Abertay University 'to remain independent'
Dundee's three higher education institutions have announced there is no possibility of them merging.
Abertay University, Dundee University and Dundee College will all remain independent, a joint statement with the Scottish Funding Council confirmed.
However, the bodies will discuss how they can achieve "closer collaboration" in a bid to save money.
The decision was reached after "very open and positive discussions", the statement said.
Abertay University was thought to be particularly vulnerable to any plans to merge some Scottish universities.
It has 4,250 students, making it one of the smallest universities in the UK, and is located close to Dundee University, which has more than 17,000 students.
With only a minority of its income coming from sources such as research grants and overseas students, Abertay depends on the Scottish government for 60% of its funding.

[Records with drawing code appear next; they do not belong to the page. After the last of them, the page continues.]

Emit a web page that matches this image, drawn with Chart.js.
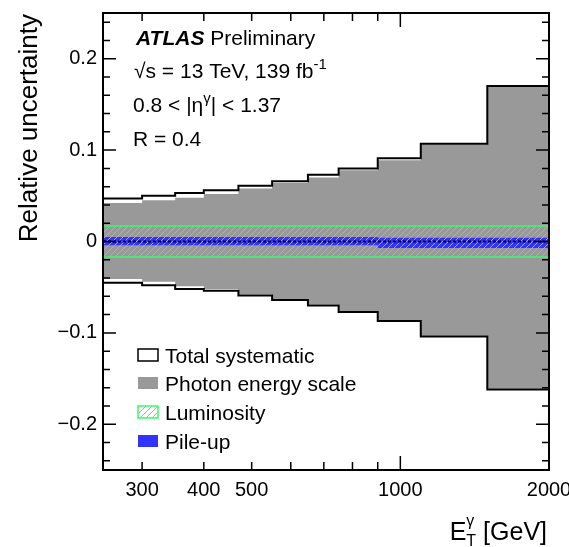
<!DOCTYPE html>
<html>
<head>
<meta charset="utf-8">
<script src="https://cdn.jsdelivr.net/npm/chart.js@4.4.0/dist/chart.umd.min.js"></script>
<style>
    html, body { margin: 0; padding: 0; background: #fff; }
</style>
</head>
<body>
<canvas id="uncChart" width="569" height="547"></canvas>
<script>
// Bin edges in photon E_T [GeV], one value per bin below
const binEdges = [250, 300, 350, 400, 470, 550, 650, 750, 900, 1100, 1500, 2000];

const totalUp = [0.047, 0.050, 0.053, 0.056, 0.061, 0.066, 0.073, 0.080, 0.091, 0.107, 0.170];
const totalDown = [-0.045, -0.048, -0.052, -0.054, -0.059, -0.064, -0.070, -0.077, -0.087, -0.104, -0.162];
const pesUp = [0.042, 0.045, 0.048, 0.052, 0.058, 0.064, 0.070, 0.078, 0.089, 0.106, 0.169];
const pesDown = [-0.041, -0.044, -0.049, -0.052, -0.058, -0.063, -0.069, -0.076, -0.086, -0.103, -0.161];
const lumiUp = [0.017, 0.017, 0.017, 0.017, 0.017, 0.017, 0.017, 0.017, 0.017, 0.017, 0.017];
const lumiDown = [-0.017, -0.017, -0.017, -0.017, -0.017, -0.017, -0.017, -0.017, -0.017, -0.017, -0.017];
const pileUp = [0.005, 0.005, 0.005, 0.005, 0.005, 0.005, 0.005, 0.005, 0.004, 0.004, 0.004];
const pileDown = [-0.004, -0.004, -0.004, -0.004, -0.004, -0.004, -0.004, -0.004, -0.007, -0.007, -0.007];

const xTickLabels = [300, 400, 500, 1000, 2000];
const xMinorTicks = [300, 400, 500, 600, 700, 800, 900];
const yTickLabels = [-0.2, -0.1, 0, 0.1, 0.2];

const FONT = "'Liberation Sans', Arial, Helvetica, sans-serif";
const GREY = '#999999';
const BLUE = '#3333ff';
const GREEN = '#33ff66';

// histogram points: value held from edge i to edge i+1
const histPoints = (vals) => binEdges.map((x, i) => ({ x: x, y: vals[Math.min(i, vals.length - 1)] }));

const makeHatch = () => {
    const c = document.createElement('canvas');
    c.width = 6; c.height = 6;
    const g = c.getContext('2d');
    g.strokeStyle = GREEN;
    g.lineWidth = 1;
    g.beginPath();
    g.moveTo(0, 6); g.lineTo(6, 0);
    g.moveTo(-1, 1); g.lineTo(1, -1);
    g.moveTo(5, 7); g.lineTo(7, 5);
    g.stroke();
    return g.createPattern(c, 'repeat');
};
const hatch = makeHatch();

const drawRich = (ctx, x, y, parts) => {
    parts.forEach(p => {
        ctx.font = p.font;
        ctx.fillText(p.t, x, y + (p.dy || 0));
        x += ctx.measureText(p.t).width;
    });
    return x;
};
const richWidth = (ctx, parts) => parts.reduce((w, p) => { ctx.font = p.font; return w + ctx.measureText(p.t).width; }, 0);

const decorPlugin = {
    id: 'decor',
    afterDraw(chart) {
        const ctx = chart.ctx;
        const { left, right, top, bottom } = chart.chartArea;
        const xs = chart.scales.x, ys = chart.scales.y;
        ctx.save();

        // frame
        ctx.strokeStyle = '#000';
        ctx.lineWidth = 2;
        ctx.strokeRect(left, top, right - left, bottom - top);

        // inward ticks
        ctx.lineWidth = 1.5;
        ctx.beginPath();
        for (let k = -12; k <= 12; k++) {
            const v = k * 0.02;
            const py = ys.getPixelForValue(v);
            const len = (k % 5 === 0) ? 13 : 7;
            ctx.moveTo(left, py); ctx.lineTo(left + len, py);
            ctx.moveTo(right, py); ctx.lineTo(right - len, py);
        }
        xMinorTicks.forEach(v => {
            const px = xs.getPixelForValue(v);
            ctx.moveTo(px, bottom); ctx.lineTo(px, bottom - 8);
            ctx.moveTo(px, top); ctx.lineTo(px, top + 8);
        });
        const p1000 = xs.getPixelForValue(1000);
        ctx.moveTo(p1000, bottom); ctx.lineTo(p1000, bottom - 14);
        ctx.moveTo(p1000, top); ctx.lineTo(p1000, top + 14);
        ctx.stroke();

        ctx.fillStyle = '#000';
        ctx.textBaseline = 'alphabetic';
        ctx.textAlign = 'left';

        // labels
        const big = `21px ${FONT}`;
        const sup = `15px ${FONT}`;
        drawRich(ctx, 136, 45, [
            { t: 'ATLAS', font: `italic bold 21px ${FONT}` },
            { t: ' Preliminary', font: big }
        ]);
        drawRich(ctx, 134, 78, [
            { t: '\u221As = 13 TeV, 139 fb', font: big },
            { t: '-1', font: sup, dy: -9 }
        ]);
        drawRich(ctx, 133, 112, [
            { t: '0.8 < |\u03B7', font: big },
            { t: '\u03B3', font: sup, dy: -9 },
            { t: '| < 1.37', font: big }
        ]);
        drawRich(ctx, 133, 146, [{ t: 'R = 0.4', font: big }]);

        // legend
        const legend = [
            { label: 'Total systematic', y: 355 },
            { label: 'Photon energy scale', y: 383 },
            { label: 'Luminosity', y: 412 },
            { label: 'Pile-up', y: 441 }
        ];
        const bx = 138, bw = 20, bh = 12;
        legend.forEach((it, i) => {
            const by = it.y - bh / 2;
            if (i === 0) {
                ctx.fillStyle = '#fff';
                ctx.fillRect(bx, by, bw, bh);
                ctx.strokeStyle = '#000';
                ctx.lineWidth = 1.5;
                ctx.strokeRect(bx, by, bw, bh);
            } else if (i === 1) {
                ctx.fillStyle = GREY;
                ctx.fillRect(bx, by, bw, bh);
            } else if (i === 2) {
                ctx.fillStyle = hatch;
                ctx.fillRect(bx, by, bw, bh);
                ctx.strokeStyle = GREEN;
                ctx.lineWidth = 1.5;
                ctx.strokeRect(bx, by, bw, bh);
            } else {
                ctx.fillStyle = BLUE;
                ctx.fillRect(bx, by, bw, bh);
            }
            ctx.fillStyle = '#000';
            ctx.font = big;
            ctx.fillText(it.label, 165, it.y + 7.5);
        });

        // x axis title, right aligned
        const xt = [
            { t: 'E', font: `25px ${FONT}` },
            { t: 'T', font: `16px ${FONT}`, dy: 6 },
            { t: ' [GeV]', font: `25px ${FONT}` }
        ];
        const w = richWidth(ctx, xt);
        const x0 = right - 2 - w;
        ctx.font = `25px ${FONT}`;
        const eW = ctx.measureText('E').width;
        drawRich(ctx, x0, 540, xt);
        ctx.font = `16px ${FONT}`;
        ctx.fillText('\u03B3', x0 + eW, 540 - 14);

        // y axis title, rotated, aligned to top
        ctx.save();
        ctx.translate(30, 14);
        ctx.rotate(-Math.PI / 2);
        ctx.textAlign = 'right';
        ctx.textBaseline = 'middle';
        ctx.font = `26px ${FONT}`;
        ctx.fillText('Relative uncertainty', 0, 0);
        ctx.restore();

        ctx.restore();
    }
};

const line = (data, extra) => Object.assign({
    data: data,
    stepped: 'before',
    pointRadius: 0,
    borderWidth: 0,
    fill: false
}, extra);

new Chart(document.getElementById('uncChart'), {
    type: 'line',
    data: {
        datasets: [
            line([{ x: 250, y: 0 }, { x: 2000, y: 0 }], { stepped: false, borderColor: '#000', borderWidth: 2, borderDash: [3, 2] }),
            line(histPoints(lumiUp), { borderColor: GREEN, borderWidth: 1.5, backgroundColor: hatch, fill: '+1' }),
            line(histPoints(lumiDown), { borderColor: GREEN, borderWidth: 1.5 }),
            line(histPoints(pileUp), { borderColor: BLUE, backgroundColor: BLUE, fill: '+1' }),
            line(histPoints(pileDown), { borderColor: BLUE }),
            line(histPoints(totalUp), { borderColor: '#000', borderWidth: 2 }),
            line(histPoints(totalDown), { borderColor: '#000', borderWidth: 2 }),
            line(histPoints(pesUp), { borderColor: GREY, backgroundColor: GREY, fill: '+1' }),
            line(histPoints(pesDown), { borderColor: GREY })
        ]
    },
    options: {
        responsive: false,
        animation: false,
        layout: { padding: { top: 13, right: 20, left: 0, bottom: 0 } },
        plugins: {
            legend: { display: false },
            tooltip: { enabled: false }
        },
        scales: {
            x: {
                type: 'logarithmic',
                min: 250,
                max: 2000,
                grid: { display: false, drawTicks: false },
                border: { display: false },
                afterBuildTicks: s => { s.ticks = xTickLabels.map(v => ({ value: v })); },
                ticks: {
                    autoSkip: false,
                    maxRotation: 0,
                    padding: 8,
                    color: '#000',
                    font: { size: 20, family: FONT },
                    callback: v => String(v)
                },
                afterFit: s => { s.height = 77; s.paddingLeft = 0; s.paddingRight = 0; }
            },
            y: {
                min: -0.25,
                max: 0.25,
                grid: { display: false, drawTicks: false },
                border: { display: false },
                afterBuildTicks: s => { s.ticks = yTickLabels.map(v => ({ value: v })); },
                ticks: {
                    padding: 6,
                    color: '#000',
                    font: { size: 20, family: FONT },
                    callback: v => v === 0 ? '0' : (v < 0 ? '\u2212' : '') + Math.abs(v).toFixed(1)
                },
                afterFit: s => { s.width = 103; s.paddingTop = 0; s.paddingBottom = 0; }
            }
        }
    },
    plugins: [decorPlugin]
});
</script>
</body>
</html>
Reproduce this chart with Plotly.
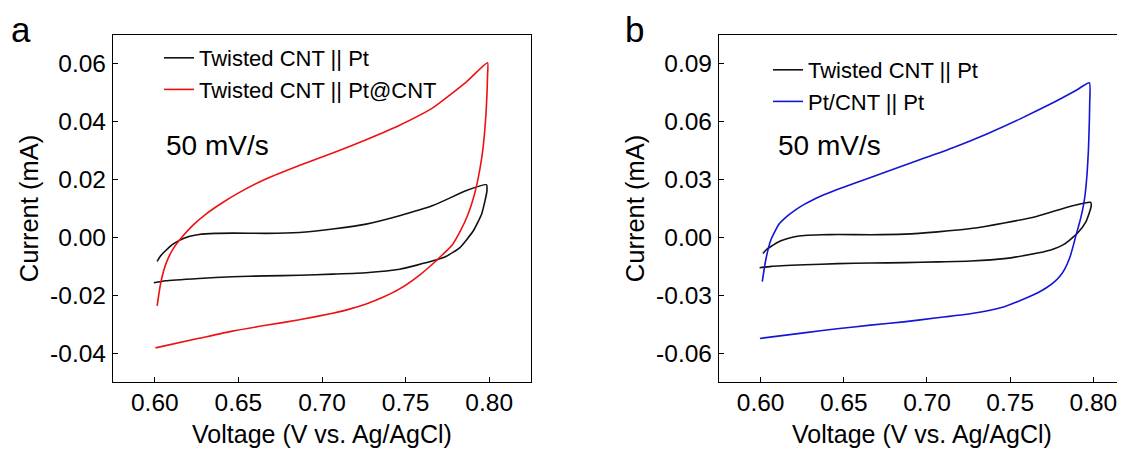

The university was also asked to suspend its search for a new principal, although this process has now resumed.
A joint statement said the three institutions would remain "autonomous and independent bodies, with distinctive missions, visions and values".
It added: "The three institutions have further agreed, with the support of the Scottish Funding Council, to engage in detailed discussions on options for closer collaboration that will enhance their contribution to achieving the Scottish government's aims and objectives for post-16 education across Scotland."
Future talks will examine how similar courses could be aligned "more closely", initially in life sciences and sports education.
The aim would be "maximising opportunities" for students wanting to progress from further to higher education.
Scottish Education Secretary Michael Russell said: "This is precisely the kind of collaborative thinking that lies behind the Scottish government's post-16 agenda.
"I am delighted to see three institutions of such repute cementing their relationship in such a way that will improve the delivery of further and higher education locally, but also have a bearing on Scotland's international reputation for excellence in education."